● **WHAT IS ASKED**:
Quote the records that follow in full, leaving the pictures out.

● **RECORDS SUPPLIED**:

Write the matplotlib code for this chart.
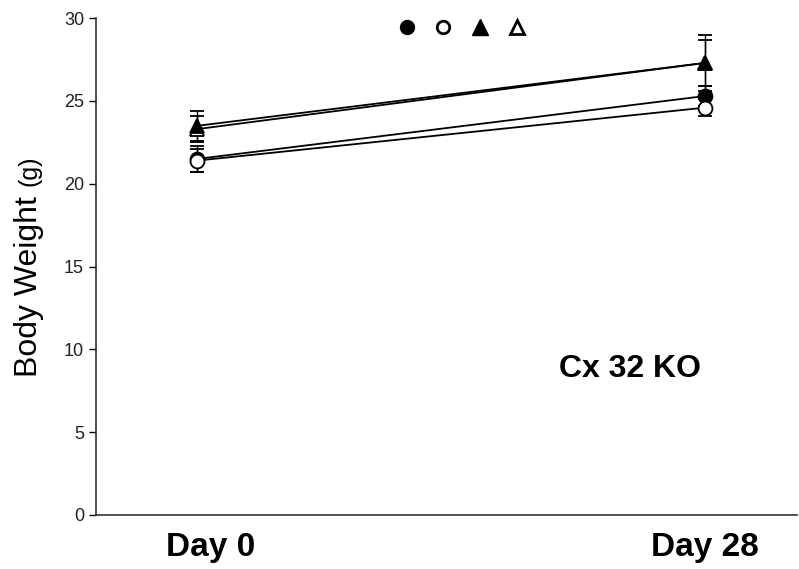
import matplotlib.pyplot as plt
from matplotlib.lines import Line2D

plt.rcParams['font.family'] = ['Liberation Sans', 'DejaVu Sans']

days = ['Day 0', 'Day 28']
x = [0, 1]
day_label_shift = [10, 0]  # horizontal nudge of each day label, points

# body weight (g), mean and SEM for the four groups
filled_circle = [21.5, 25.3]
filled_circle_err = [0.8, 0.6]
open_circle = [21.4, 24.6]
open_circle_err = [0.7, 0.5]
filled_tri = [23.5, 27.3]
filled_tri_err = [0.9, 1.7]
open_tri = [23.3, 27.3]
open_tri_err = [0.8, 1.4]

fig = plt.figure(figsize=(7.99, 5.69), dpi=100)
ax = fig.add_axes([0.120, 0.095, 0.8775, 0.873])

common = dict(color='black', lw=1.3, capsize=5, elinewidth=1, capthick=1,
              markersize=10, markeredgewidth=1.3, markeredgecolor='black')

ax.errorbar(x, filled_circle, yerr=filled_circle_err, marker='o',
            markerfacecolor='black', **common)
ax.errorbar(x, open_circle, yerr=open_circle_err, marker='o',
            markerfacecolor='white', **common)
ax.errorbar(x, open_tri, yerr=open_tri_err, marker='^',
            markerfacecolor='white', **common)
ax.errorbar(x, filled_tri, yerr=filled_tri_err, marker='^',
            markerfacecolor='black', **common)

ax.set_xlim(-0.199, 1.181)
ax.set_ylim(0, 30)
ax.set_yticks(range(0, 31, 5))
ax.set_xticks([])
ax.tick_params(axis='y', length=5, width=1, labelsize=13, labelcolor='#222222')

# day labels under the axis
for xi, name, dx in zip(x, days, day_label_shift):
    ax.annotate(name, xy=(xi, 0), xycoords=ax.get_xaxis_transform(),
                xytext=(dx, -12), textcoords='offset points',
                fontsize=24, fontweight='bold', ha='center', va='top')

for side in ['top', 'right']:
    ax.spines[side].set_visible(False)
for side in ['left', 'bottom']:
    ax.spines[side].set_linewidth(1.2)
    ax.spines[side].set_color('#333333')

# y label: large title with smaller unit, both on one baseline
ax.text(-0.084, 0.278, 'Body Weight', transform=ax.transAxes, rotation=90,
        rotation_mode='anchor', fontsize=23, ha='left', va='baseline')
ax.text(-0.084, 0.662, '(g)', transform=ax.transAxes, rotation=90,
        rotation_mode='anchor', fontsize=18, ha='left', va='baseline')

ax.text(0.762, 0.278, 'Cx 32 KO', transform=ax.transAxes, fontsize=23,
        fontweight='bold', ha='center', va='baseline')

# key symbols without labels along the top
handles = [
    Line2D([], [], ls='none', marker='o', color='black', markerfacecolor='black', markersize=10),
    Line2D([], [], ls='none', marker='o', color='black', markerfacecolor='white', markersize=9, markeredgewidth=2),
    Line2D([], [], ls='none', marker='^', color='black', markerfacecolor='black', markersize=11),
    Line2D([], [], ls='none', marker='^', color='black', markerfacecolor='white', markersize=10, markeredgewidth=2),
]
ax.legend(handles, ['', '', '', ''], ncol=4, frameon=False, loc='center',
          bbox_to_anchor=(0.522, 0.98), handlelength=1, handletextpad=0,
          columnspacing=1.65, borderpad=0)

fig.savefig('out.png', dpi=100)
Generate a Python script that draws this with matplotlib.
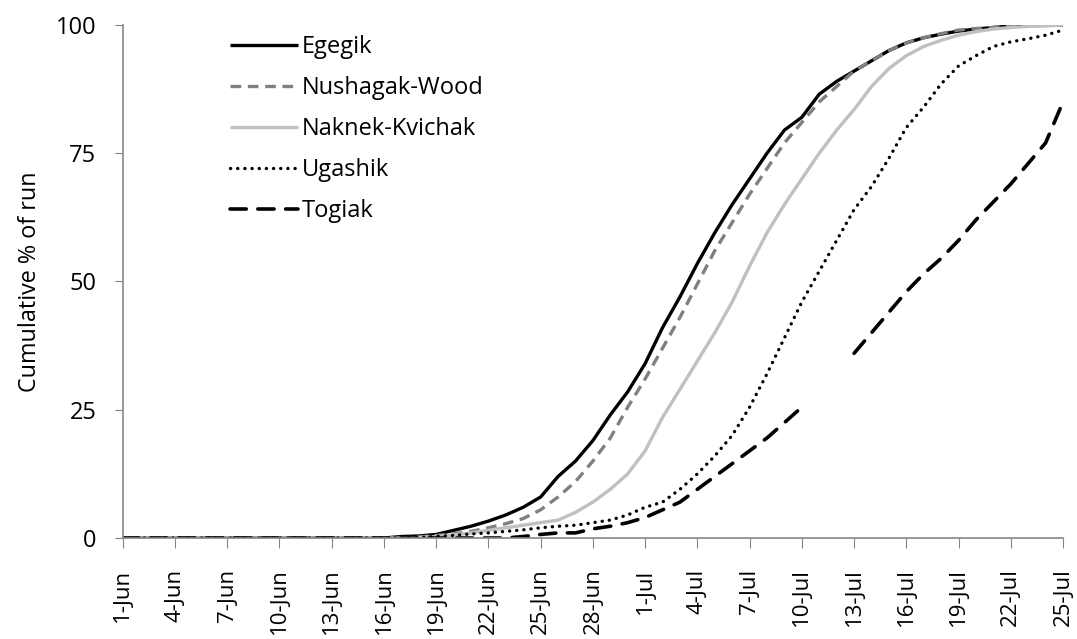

● **OUTPUT OF THE EXERCISE**:
Write the matplotlib code for this chart.
import matplotlib.pyplot as plt
from matplotlib.lines import Line2D

plt.rcParams['font.family'] = ['Liberation Sans', 'DejaVu Sans']

days = ['Day 0', 'Day 28']
x = [0, 1]
day_label_shift = [10, 0]  # horizontal nudge of each day label, points

# body weight (g), mean and SEM for the four groups
filled_circle = [21.5, 25.3]
filled_circle_err = [0.8, 0.6]
open_circle = [21.4, 24.6]
open_circle_err = [0.7, 0.5]
filled_tri = [23.5, 27.3]
filled_tri_err = [0.9, 1.7]
open_tri = [23.3, 27.3]
open_tri_err = [0.8, 1.4]

fig = plt.figure(figsize=(7.99, 5.69), dpi=100)
ax = fig.add_axes([0.120, 0.095, 0.8775, 0.873])

common = dict(color='black', lw=1.3, capsize=5, elinewidth=1, capthick=1,
              markersize=10, markeredgewidth=1.3, markeredgecolor='black')

ax.errorbar(x, filled_circle, yerr=filled_circle_err, marker='o',
            markerfacecolor='black', **common)
ax.errorbar(x, open_circle, yerr=open_circle_err, marker='o',
            markerfacecolor='white', **common)
ax.errorbar(x, open_tri, yerr=open_tri_err, marker='^',
            markerfacecolor='white', **common)
ax.errorbar(x, filled_tri, yerr=filled_tri_err, marker='^',
            markerfacecolor='black', **common)

ax.set_xlim(-0.199, 1.181)
ax.set_ylim(0, 30)
ax.set_yticks(range(0, 31, 5))
ax.set_xticks([])
ax.tick_params(axis='y', length=5, width=1, labelsize=13, labelcolor='#222222')

# day labels under the axis
for xi, name, dx in zip(x, days, day_label_shift):
    ax.annotate(name, xy=(xi, 0), xycoords=ax.get_xaxis_transform(),
                xytext=(dx, -12), textcoords='offset points',
                fontsize=24, fontweight='bold', ha='center', va='top')

for side in ['top', 'right']:
    ax.spines[side].set_visible(False)
for side in ['left', 'bottom']:
    ax.spines[side].set_linewidth(1.2)
    ax.spines[side].set_color('#333333')

# y label: large title with smaller unit, both on one baseline
ax.text(-0.084, 0.278, 'Body Weight', transform=ax.transAxes, rotation=90,
        rotation_mode='anchor', fontsize=23, ha='left', va='baseline')
ax.text(-0.084, 0.662, '(g)', transform=ax.transAxes, rotation=90,
        rotation_mode='anchor', fontsize=18, ha='left', va='baseline')

ax.text(0.762, 0.278, 'Cx 32 KO', transform=ax.transAxes, fontsize=23,
        fontweight='bold', ha='center', va='baseline')

# key symbols without labels along the top
handles = [
    Line2D([], [], ls='none', marker='o', color='black', markerfacecolor='black', markersize=10),
    Line2D([], [], ls='none', marker='o', color='black', markerfacecolor='white', markersize=9, markeredgewidth=2),
    Line2D([], [], ls='none', marker='^', color='black', markerfacecolor='black', markersize=11),
    Line2D([], [], ls='none', marker='^', color='black', markerfacecolor='white', markersize=10, markeredgewidth=2),
]
ax.legend(handles, ['', '', '', ''], ncol=4, frameon=False, loc='center',
          bbox_to_anchor=(0.522, 0.98), handlelength=1, handletextpad=0,
          columnspacing=1.65, borderpad=0)

fig.savefig('out.png', dpi=100)
Generate a Python script that draws this with matplotlib.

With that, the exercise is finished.